**Work to complete**
Your answer must consist solely of the number of lines that contain the word "this".

**Record set**

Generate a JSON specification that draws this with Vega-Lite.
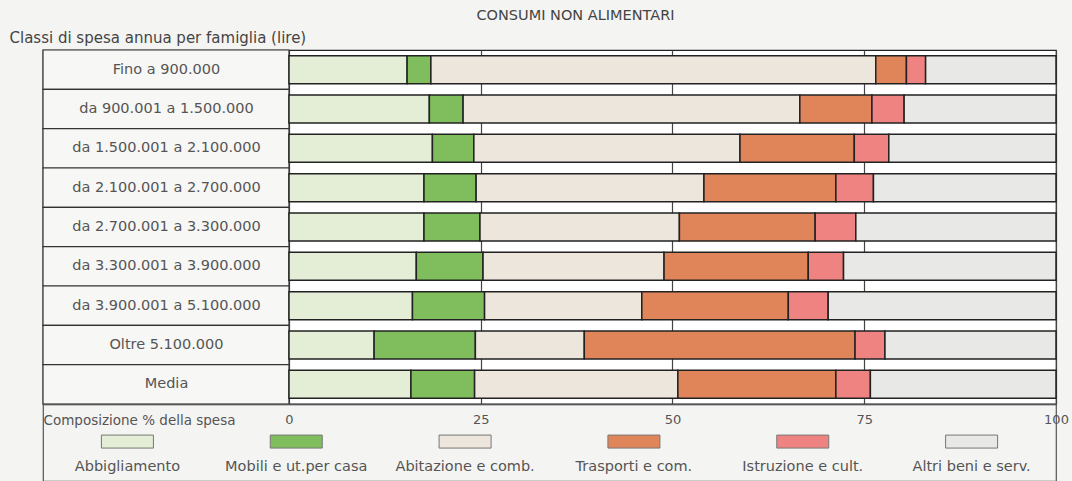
{
  "$schema": "https://vega.github.io/schema/vega-lite/v6.json",
  "background": "#f4f4f2",
  "padding": {"left": 8, "top": 6, "right": 2, "bottom": 0},
  "config": {"font": "DejaVu Sans", "view": {"stroke": null}},
  "datasets": {
    "bars": [
      {"classe": "Fino a 900.000", "voce": "Abbigliamento", "o": 1, "v": 15.4},
      {"classe": "Fino a 900.000", "voce": "Mobili e ut.per casa", "o": 2, "v": 3.1},
      {"classe": "Fino a 900.000", "voce": "Abitazione e comb.", "o": 3, "v": 58.0},
      {"classe": "Fino a 900.000", "voce": "Trasporti e com.", "o": 4, "v": 4.0},
      {"classe": "Fino a 900.000", "voce": "Istruzione e cult.", "o": 5, "v": 2.5},
      {"classe": "Fino a 900.000", "voce": "Altri beni e serv.", "o": 6, "v": 17.0},
      {"classe": "da 900.001 a 1.500.000", "voce": "Abbigliamento", "o": 1, "v": 18.3},
      {"classe": "da 900.001 a 1.500.000", "voce": "Mobili e ut.per casa", "o": 2, "v": 4.4},
      {"classe": "da 900.001 a 1.500.000", "voce": "Abitazione e comb.", "o": 3, "v": 43.9},
      {"classe": "da 900.001 a 1.500.000", "voce": "Trasporti e com.", "o": 4, "v": 9.4},
      {"classe": "da 900.001 a 1.500.000", "voce": "Istruzione e cult.", "o": 5, "v": 4.2},
      {"classe": "da 900.001 a 1.500.000", "voce": "Altri beni e serv.", "o": 6, "v": 19.8},
      {"classe": "da 1.500.001 a 2.100.000", "voce": "Abbigliamento", "o": 1, "v": 18.7},
      {"classe": "da 1.500.001 a 2.100.000", "voce": "Mobili e ut.per casa", "o": 2, "v": 5.4},
      {"classe": "da 1.500.001 a 2.100.000", "voce": "Abitazione e comb.", "o": 3, "v": 34.7},
      {"classe": "da 1.500.001 a 2.100.000", "voce": "Trasporti e com.", "o": 4, "v": 14.9},
      {"classe": "da 1.500.001 a 2.100.000", "voce": "Istruzione e cult.", "o": 5, "v": 4.5},
      {"classe": "da 1.500.001 a 2.100.000", "voce": "Altri beni e serv.", "o": 6, "v": 21.8},
      {"classe": "da 2.100.001 a 2.700.000", "voce": "Abbigliamento", "o": 1, "v": 17.6},
      {"classe": "da 2.100.001 a 2.700.000", "voce": "Mobili e ut.per casa", "o": 2, "v": 6.8},
      {"classe": "da 2.100.001 a 2.700.000", "voce": "Abitazione e comb.", "o": 3, "v": 29.7},
      {"classe": "da 2.100.001 a 2.700.000", "voce": "Trasporti e com.", "o": 4, "v": 17.2},
      {"classe": "da 2.100.001 a 2.700.000", "voce": "Istruzione e cult.", "o": 5, "v": 4.9},
      {"classe": "da 2.100.001 a 2.700.000", "voce": "Altri beni e serv.", "o": 6, "v": 23.8},
      {"classe": "da 2.700.001 a 3.300.000", "voce": "Abbigliamento", "o": 1, "v": 17.6},
      {"classe": "da 2.700.001 a 3.300.000", "voce": "Mobili e ut.per casa", "o": 2, "v": 7.3},
      {"classe": "da 2.700.001 a 3.300.000", "voce": "Abitazione e comb.", "o": 3, "v": 26.0},
      {"classe": "da 2.700.001 a 3.300.000", "voce": "Trasporti e com.", "o": 4, "v": 17.7},
      {"classe": "da 2.700.001 a 3.300.000", "voce": "Istruzione e cult.", "o": 5, "v": 5.3},
      {"classe": "da 2.700.001 a 3.300.000", "voce": "Altri beni e serv.", "o": 6, "v": 26.1},
      {"classe": "da 3.300.001 a 3.900.000", "voce": "Abbigliamento", "o": 1, "v": 16.6},
      {"classe": "da 3.300.001 a 3.900.000", "voce": "Mobili e ut.per casa", "o": 2, "v": 8.7},
      {"classe": "da 3.300.001 a 3.900.000", "voce": "Abitazione e comb.", "o": 3, "v": 23.6},
      {"classe": "da 3.300.001 a 3.900.000", "voce": "Trasporti e com.", "o": 4, "v": 18.8},
      {"classe": "da 3.300.001 a 3.900.000", "voce": "Istruzione e cult.", "o": 5, "v": 4.6},
      {"classe": "da 3.300.001 a 3.900.000", "voce": "Altri beni e serv.", "o": 6, "v": 27.7},
      {"classe": "da 3.900.001 a 5.100.000", "voce": "Abbigliamento", "o": 1, "v": 16.1},
      {"classe": "da 3.900.001 a 5.100.000", "voce": "Mobili e ut.per casa", "o": 2, "v": 9.4},
      {"classe": "da 3.900.001 a 5.100.000", "voce": "Abitazione e comb.", "o": 3, "v": 20.5},
      {"classe": "da 3.900.001 a 5.100.000", "voce": "Trasporti e com.", "o": 4, "v": 19.1},
      {"classe": "da 3.900.001 a 5.100.000", "voce": "Istruzione e cult.", "o": 5, "v": 5.2},
      {"classe": "da 3.900.001 a 5.100.000", "voce": "Altri beni e serv.", "o": 6, "v": 29.7},
      {"classe": "Oltre 5.100.000", "voce": "Abbigliamento", "o": 1, "v": 11.1},
      {"classe": "Oltre 5.100.000", "voce": "Mobili e ut.per casa", "o": 2, "v": 13.2},
      {"classe": "Oltre 5.100.000", "voce": "Abitazione e comb.", "o": 3, "v": 14.2},
      {"classe": "Oltre 5.100.000", "voce": "Trasporti e com.", "o": 4, "v": 35.3},
      {"classe": "Oltre 5.100.000", "voce": "Istruzione e cult.", "o": 5, "v": 3.9},
      {"classe": "Oltre 5.100.000", "voce": "Altri beni e serv.", "o": 6, "v": 22.3},
      {"classe": "Media", "voce": "Abbigliamento", "o": 1, "v": 15.9},
      {"classe": "Media", "voce": "Mobili e ut.per casa", "o": 2, "v": 8.3},
      {"classe": "Media", "voce": "Abitazione e comb.", "o": 3, "v": 26.5},
      {"classe": "Media", "voce": "Trasporti e com.", "o": 4, "v": 20.6},
      {"classe": "Media", "voce": "Istruzione e cult.", "o": 5, "v": 4.5},
      {"classe": "Media", "voce": "Altri beni e serv.", "o": 6, "v": 24.2}
    ],
    "classi": [
      {"classe": "Fino a 900.000"},
      {"classe": "da 900.001 a 1.500.000"},
      {"classe": "da 1.500.001 a 2.100.000"},
      {"classe": "da 2.100.001 a 2.700.000"},
      {"classe": "da 2.700.001 a 3.300.000"},
      {"classe": "da 3.300.001 a 3.900.000"},
      {"classe": "da 3.900.001 a 5.100.000"},
      {"classe": "Oltre 5.100.000"},
      {"classe": "Media"}
    ],
    "voci": [
      {"voce": "Abbigliamento"},
      {"voce": "Mobili e ut.per casa"},
      {"voce": "Abitazione e comb."},
      {"voce": "Trasporti e com."},
      {"voce": "Istruzione e cult."},
      {"voce": "Altri beni e serv."}
    ]
  },
  "bounds": "flush",
  "spacing": 0,
  "vconcat": [
    {
      "width": 1013,
      "height": 354,
      "view": {"fill": "#ffffff", "stroke": "#222", "strokeWidth": 1.2},
      "title": {"text": "CONSUMI NON ALIMENTARI", "anchor": "middle", "frame": "group", "dx": 26, "offset": 7, "fontSize": 14.5, "fontWeight": "normal", "color": "#444", "font": "DejaVu Sans"},
      "encoding": {
        "y": {
          "field": "classe", "type": "nominal", "sort": null,
          "scale": {"paddingInner": 0, "paddingOuter": 0},
          "axis": {
            "zindex": 2, "ticks": false, "domain": false, "grid": false,
            "labelAlign": "center", "labelPadding": -123, "labelLimit": 400,
            "labelFontSize": 14.5, "labelColor": "#555", "labelFont": "DejaVu Sans",
            "title": "Classi di spesa annua per famiglia (lire)",
            "titleAngle": 0, "titleX": -34, "titleY": -8, "titleAlign": "left", "titleAnchor": null,
            "titleBaseline": "alphabetic", "titleFontWeight": "normal", "titleFontSize": 15,
            "titleColor": "#444", "titleFont": "DejaVu Sans"
          }
        }
      },
      "layer": [
        {
          "data": {"name": "classi"},
          "mark": {"type": "rect", "fill": "#f7f7f5", "stroke": "#333", "strokeWidth": 1.2},
          "encoding": {
            "x": {"datum": -32.07, "type": "quantitative"},
            "x2": {"datum": 0}
          }
        },
        {
          "data": {"name": "bars"},
          "mark": {"type": "bar", "height": {"band": 0.71}, "stroke": "#222", "strokeWidth": 1.5},
          "encoding": {
            "x": {
              "field": "v", "type": "quantitative", "stack": "zero",
              "scale": {"domain": [-32.07, 100], "nice": false, "zero": false},
              "axis": {
                "values": [0, 25, 50, 75, 100],
                "grid": true, "gridColor": "#444", "gridWidth": 1.2,
                "domain": true, "domainColor": "#222", "domainWidth": 1.5,
                "ticks": false,
                "labelFontSize": 13, "labelColor": "#555", "labelPadding": 9, "labelFlush": false,
                "labelFont": "DejaVu Sans",
                "title": "Composizione % della spesa",
                "titleX": 0, "titleY": 16, "titleAlign": "left", "titleAnchor": null,
                "titleBaseline": "middle", "titleFontWeight": "normal", "titleFontSize": 13.5,
                "titleColor": "#555", "titleFont": "DejaVu Sans"
              }
            },
            "color": {
              "field": "voce", "type": "nominal", "legend": null,
              "scale": {
                "domain": ["Abbigliamento", "Mobili e ut.per casa", "Abitazione e comb.", "Trasporti e com.", "Istruzione e cult.", "Altri beni e serv."],
                "range": ["#e4edd5", "#7fbd5d", "#ece6dc", "#e0845a", "#ee8381", "#e8e8e6"]
              }
            },
            "order": {"field": "o", "type": "quantitative"}
          }
        }
      ]
    },
    {
      "width": 1013,
      "height": 77,
      "view": {"fill": null, "stroke": "#555", "strokeWidth": 1.2},
      "data": {"name": "voci"},
      "layer": [
        {
          "mark": {"type": "point", "shape": "M-2,-0.5H2V0.5H-2Z", "size": 676, "filled": true, "opacity": 1, "stroke": "#777", "strokeWidth": 1},
          "encoding": {
            "x": {"field": "voce", "type": "nominal", "sort": null, "scale": {"padding": 0.5}, "axis": null},
            "y": {"datum": "s", "type": "nominal", "scale": {"domain": ["s", "t"], "padding": 1.333, "align": 0.732}, "axis": null},
            "color": {
              "field": "voce", "type": "nominal", "legend": null,
              "scale": {
                "domain": ["Abbigliamento", "Mobili e ut.per casa", "Abitazione e comb.", "Trasporti e com.", "Istruzione e cult.", "Altri beni e serv."],
                "range": ["#e4edd5", "#7fbd5d", "#ece6dc", "#e0845a", "#ee8381", "#e8e8e6"]
              }
            }
          }
        },
        {
          "mark": {"type": "text", "fontSize": 14.5, "color": "#555", "font": "DejaVu Sans"},
          "encoding": {
            "x": {"field": "voce", "type": "nominal", "sort": null, "scale": {"padding": 0.5}, "axis": null},
            "y": {"datum": "t", "type": "nominal", "scale": {"domain": ["s", "t"], "padding": 1.333, "align": 0.732}, "axis": null},
            "text": {"field": "voce"}
          }
        }
      ]
    }
  ]
}
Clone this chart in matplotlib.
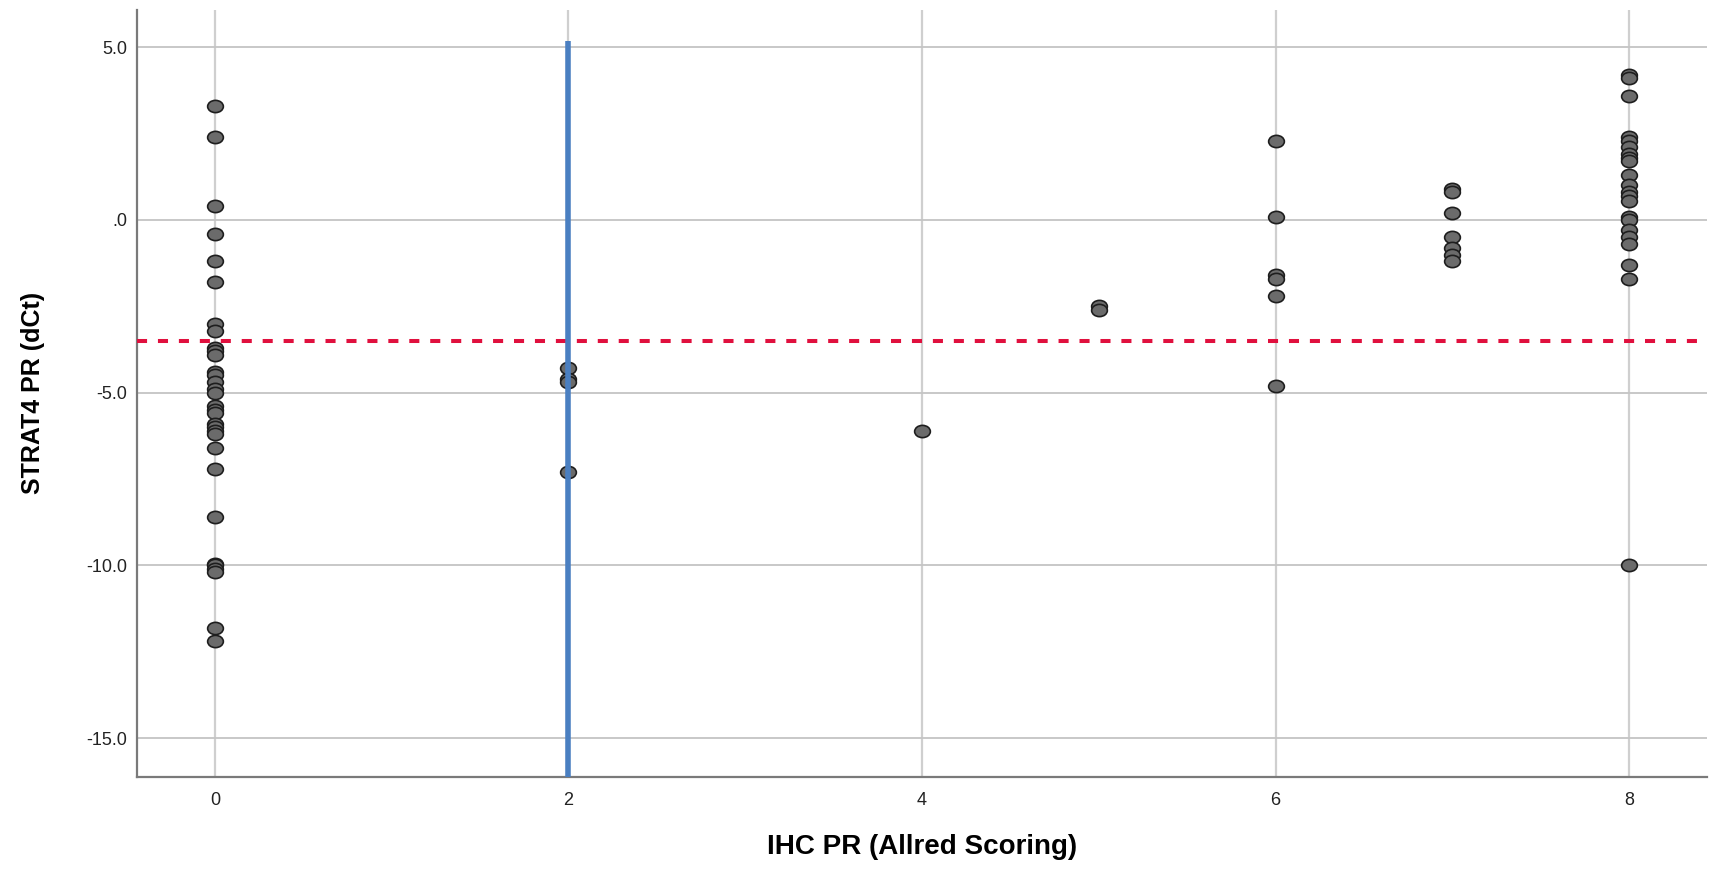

**Completed task**
2